Un troisième effet est lié au cycle de l’eau dans la forêt. C’est-à-dire que la conversion de feuillus en conifères va diminuer l’évapotranspiration, donc va diminuer l’humidité autour des arbres et donc la capacité de l’atmosphère à évacuer la chaleur. Donc c’est encore un effet plutôt à tendance réchauffante de la conversion des feuillus en conifères.

Donc au final, en faisant une étude sur la période 1750 - 2010 pour l’Europe, on a trouvé que la gestion qui a été réalisée sur cette période historique a conduit à un faible réchauffement de l’atmosphère et non à un refroidissement. Cet effet est faible et met surtout en avant le fait que la gestion forestière n’a pas un effet sur le changement climatique comparable à celui des émissions de carbone fossile de tous les secteurs de l’économie.
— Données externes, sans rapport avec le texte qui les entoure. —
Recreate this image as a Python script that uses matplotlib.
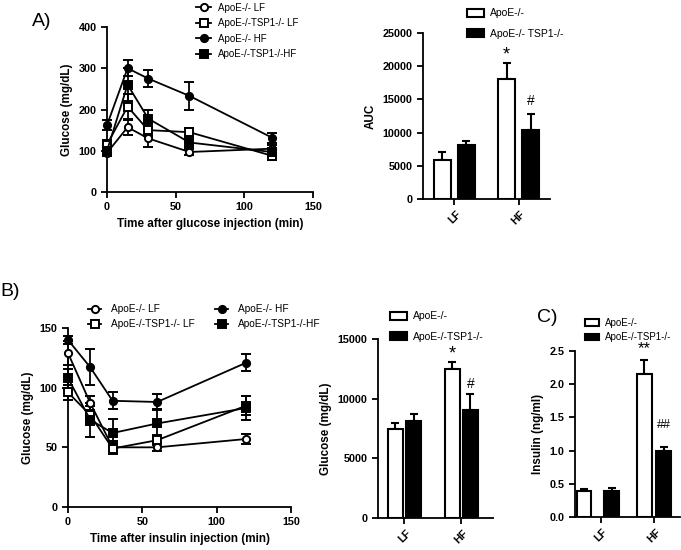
import matplotlib
matplotlib.use("Agg")
import matplotlib.pyplot as plt
from matplotlib import font_manager as fm
from matplotlib.lines import Line2D
from matplotlib.patches import Patch
import numpy as np

# ---------------- data ----------------
time_gtt = [0, 15, 30, 60, 120]
gtt_apoe_lf = [95, 157, 130, 97, 105]
gtt_apoe_lf_err = [8, 18, 20, 8, 8]
gtt_tsp_lf = [115, 207, 150, 145, 88]
gtt_tsp_lf_err = [10, 30, 15, 10, 10]
gtt_apoe_hf = [162, 300, 275, 233, 132]
gtt_apoe_hf_err = [12, 20, 20, 33, 12]
gtt_tsp_hf = [100, 260, 178, 120, 97]
gtt_tsp_hf_err = [10, 40, 20, 10, 10]

diets = ["LF", "HF"]
auc_apoe = [5900, 18050]
auc_apoe_err = [1200, 2400]
auc_tsp = [8200, 10450]
auc_tsp_err = [500, 2350]

time_itt = [0, 15, 30, 60, 120]
itt_apoe_lf = [129, 87, 50, 50, 57]
itt_apoe_lf_err = [10, 6, 5, 3, 4]
itt_tsp_lf = [96, 77, 49, 56, 85]
itt_tsp_lf_err = [6, 8, 5, 4, 8]
itt_apoe_hf = [140, 117, 89, 88, 121]
itt_apoe_hf_err = [3, 15, 7, 7, 7]
itt_tsp_hf = [108, 73, 62, 70, 83]
itt_tsp_hf_err = [8, 14, 12, 12, 10]

itt_auc_apoe = [7420, 12480]
itt_auc_apoe_err = [500, 560]
itt_auc_tsp = [8140, 9040]
itt_auc_tsp_err = [560, 1340]

insulin_apoe = [0.39, 2.16]
insulin_apoe_err = [0.03, 0.20]
insulin_tsp = [0.39, 0.99]
insulin_tsp_err = [0.04, 0.06]

legend_lines = ["ApoE-/- LF", "ApoE-/-TSP1-/- LF", "ApoE-/- HF", "ApoE-/-TSP1-/-HF"]

# ---------------- fonts ----------------
def pick_font(cands):
    for c in cands:
        try:
            fm.findfont(fm.FontProperties(family=c), fallback_to_default=False)
            return c
        except Exception:
            pass
    return "DejaVu Sans"

FONT = pick_font(["Liberation Sans Narrow", "Liberation Sans", "DejaVu Sans"])
plt.rcParams['font.family'] = [FONT, 'DejaVu Sans']
TICK_FS = 7.8
LAB_FS = 8.4

plt.rcParams['axes.linewidth'] = 1.3
plt.rcParams['xtick.major.width'] = 1.3
plt.rcParams['ytick.major.width'] = 1.3
plt.rcParams['xtick.major.size'] = 4
plt.rcParams['ytick.major.size'] = 4

fig = plt.figure(figsize=(6.81, 5.5), dpi=100)


def style(ax):
    ax.spines['top'].set_visible(False)
    ax.spines['right'].set_visible(False)
    ax.tick_params(direction='out', labelsize=TICK_FS)
    for lab in ax.get_xticklabels() + ax.get_yticklabels():
        lab.set_fontweight('bold')


def frac(l, t, r, b):
    W, H = 681, 550
    return [l / W, 1 - b / H, (r - l) / W, (b - t) / H]


series_style = [
    dict(marker='o', mfc='white', mec='black'),
    dict(marker='s', mfc='white', mec='black'),
    dict(marker='o', mfc='black', mec='black'),
    dict(marker='s', mfc='black', mec='black'),
]
MS = 5.2


def line_panel(ax, t, series, errs):
    for ys, es, st in zip(series, errs, series_style):
        ax.errorbar(t, ys, yerr=es, color='black', lw=1.3, capsize=3.5,
                    capthick=1.3, elinewidth=1.3, ms=MS,
                    mew=1.4, clip_on=False, zorder=3, **st)


def line_handles():
    return [Line2D([], [], color='black', lw=1.3, ms=MS, mew=1.4, **st) for st in series_style]


# ---------------- Panel A (GTT) ----------------
axA = fig.add_axes(frac(107, 27, 313, 192))
line_panel(axA, time_gtt, [gtt_apoe_lf, gtt_tsp_lf, gtt_apoe_hf, gtt_tsp_hf],
           [gtt_apoe_lf_err, gtt_tsp_lf_err, gtt_apoe_hf_err, gtt_tsp_hf_err])
axA.set_xlim(0, 150)
axA.set_ylim(0, 400)
axA.set_xticks([0, 50, 100, 150])
axA.set_yticks([0, 100, 200, 300, 400])
axA.set_ylabel("Glucose (mg/dL)", fontsize=LAB_FS, fontweight='bold')
axA.set_xlabel("Time after glucose injection (min)", fontsize=LAB_FS, fontweight='bold')
style(axA)

fig.legend(line_handles(), legend_lines, loc='upper left',
           bbox_to_anchor=(192 / 681, 1 - (-1) / 550),
           frameon=False, fontsize=7, handlelength=1.6, handletextpad=0.7,
           labelspacing=0.56, borderaxespad=0)

fig.text(32 / 681, 1 - 21 / 550, "A)", fontsize=14, va='center', ha='left')


def bar_panel(ax, v1, e1, v2, e2, off1, off2, width):
    x = np.arange(len(diets))
    x1 = x + np.array(off1)
    x2 = x + np.array(off2)
    ax.bar(x1, v1, width, color='white', edgecolor='black', lw=1.5, zorder=2)
    ax.bar(x2, v2, width, color='black', edgecolor='black', lw=1.5, zorder=2)
    ax.errorbar(x1, v1, yerr=[np.zeros(len(v1)), e1], fmt='none', ecolor='black',
                elinewidth=1.5, capsize=3, capthick=1.5, zorder=1)
    ax.errorbar(x2, v2, yerr=[np.zeros(len(v2)), e2], fmt='none', ecolor='black',
                elinewidth=1.5, capsize=3, capthick=1.5, zorder=1)
    ax.set_xticks(x)
    ax.set_xticklabels(diets, rotation=45, ha='center', fontweight='bold')
    return x1, x2


def bar_legend(labels, x_px, y_px, fs, spacing, hl=1.6, hh=0.8):
    h = [Patch(facecolor='white', edgecolor='black', lw=1.5),
         Patch(facecolor='black', edgecolor='black', lw=1.5)]
    fig.legend(h, labels, loc='upper left', bbox_to_anchor=(x_px / 681, 1 - y_px / 550),
               frameon=False, fontsize=fs, handlelength=hl, handleheight=hh,
               handletextpad=0.6, labelspacing=spacing, borderaxespad=0)


# ---------------- Panel A bars (AUC) ----------------
axA2 = fig.add_axes(frac(423, 33, 550, 199))
x1, x2 = bar_panel(axA2, auc_apoe, auc_apoe_err, auc_tsp, auc_tsp_err,
                   [-0.1875, -0.1875], [0.1875, 0.1875], 0.266)
axA2.set_xlim(-0.492, 1.492)
axA2.set_ylim(0, 25000)
axA2.set_yticks([0, 5000, 10000, 15000, 20000, 25000])
axA2.set_ylabel("AUC", fontsize=LAB_FS, fontweight='bold')
style(axA2)
axA2.text(x1[1], auc_apoe[1] + auc_apoe_err[1] + 0, "*", ha='center', va='bottom', fontsize=13)
axA2.text(x2[1], auc_tsp[1] + auc_tsp_err[1] + 900, "#", ha='center', va='bottom', fontsize=10)
bar_legend(["ApoE-/-", "ApoE-/- TSP1-/-"], 463, 4, 7.5, 1.0)

# ---------------- Panel B (ITT) ----------------
axB = fig.add_axes(frac(68, 328, 291, 507))
line_panel(axB, time_itt, [itt_apoe_lf, itt_tsp_lf, itt_apoe_hf, itt_tsp_hf],
           [itt_apoe_lf_err, itt_tsp_lf_err, itt_apoe_hf_err, itt_tsp_hf_err])
axB.set_xlim(0, 150)
axB.set_ylim(0, 150)
axB.set_xticks([0, 50, 100, 150])
axB.set_yticks([0, 50, 100, 150])
axB.set_ylabel("Glucose (mg/dL)", fontsize=LAB_FS, fontweight='bold')
axB.set_xlabel("Time after insulin injection (min)", fontsize=LAB_FS, fontweight='bold')
style(axB)

hB = line_handles()
fig.legend([hB[0], hB[1]], [legend_lines[0], legend_lines[1]], loc='upper left',
           bbox_to_anchor=(84 / 681, 1 - 300 / 550), frameon=False, fontsize=7.3,
           handlelength=1.3, handletextpad=1.0, labelspacing=0.5, borderaxespad=0)
fig.legend([hB[2], hB[3]], [legend_lines[2], legend_lines[3]], loc='upper left',
           bbox_to_anchor=(211 / 681, 1 - 300 / 550), frameon=False, fontsize=7.3,
           handlelength=1.3, handletextpad=1.0, labelspacing=0.5, borderaxespad=0)

fig.text(0 / 681, 1 - 292 / 550, "B)", fontsize=14, va='center', ha='left')

# ---------------- Panel B bars ----------------
axB2 = fig.add_axes(frac(378, 339, 493, 518))
x1, x2 = bar_panel(axB2, itt_auc_apoe, itt_auc_apoe_err, itt_auc_tsp, itt_auc_tsp_err,
                   [-0.158, -0.158], [0.158, 0.158], 0.263)
axB2.set_xlim(-0.465, 1.553)
axB2.set_ylim(0, 15000)
axB2.set_yticks([0, 5000, 10000, 15000])
axB2.set_ylabel("Glucose (mg/dL)", fontsize=LAB_FS, fontweight='bold')
style(axB2)
axB2.text(x1[1], itt_auc_apoe[1] + itt_auc_apoe_err[1] + 0, "*", ha='center', va='bottom', fontsize=13)
axB2.text(x2[1], itt_auc_tsp[1] + itt_auc_tsp_err[1] + 300, "#", ha='center', va='bottom', fontsize=10)
bar_legend(["ApoE-/-", "ApoE-/-TSP1-/-"], 386, 307, 7.5, 1.0)

# ---------------- Panel C (insulin) ----------------
axC = fig.add_axes(frac(575, 351, 680, 517))
x1, x2 = bar_panel(axC, insulin_apoe, insulin_apoe_err, insulin_tsp, insulin_tsp_err,
                   [-0.32, -0.18], [0.2, 0.18], 0.274)
axC.set_xlim(-0.49, 1.49)
axC.set_ylim(0, 2.5)
axC.set_yticks([0, 0.5, 1.0, 1.5, 2.0, 2.5])
axC.set_yticklabels(["0.0", "0.5", "1.0", "1.5", "2.0", "2.5"])
axC.set_ylabel("Insulin (ng/ml)", fontsize=LAB_FS, fontweight='bold')
style(axC)
axC.text(x1[1], insulin_apoe[1] + insulin_apoe_err[1] + 0.06, "**", ha='center', va='bottom', fontsize=12)
axC.text(x2[1], insulin_tsp[1] + insulin_tsp_err[1] + 0.25, "##", ha='center', va='bottom', fontsize=9)
bar_legend(["ApoE-/-", "ApoE-/-TSP1-/-"], 581, 314, 7.0, 0.45, hl=1.5, hh=0.6)
fig.text(537 / 681, 1 - 317 / 550, "C)", fontsize=14, va='center', ha='left')

fig.savefig("out.png", dpi=100)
Dans les régions tropicales, les processus et les mécanismes en œuvre sont très différents, à la fois d’un point de vue écologique –puisque la question de l’albedo avec la neige évidemment ne se pose plus du tout- donc cela va surtout être le cycle de l’eau qui va interagir avec le climat, au niveau de la gestion forestière. La gestion forestière est évidemment très différente, également. On a principalement des forêts primaires, des forêts naturelles, et on a un phénomène de déforestation à grande échelle, pour principalement le développement de l’agriculture.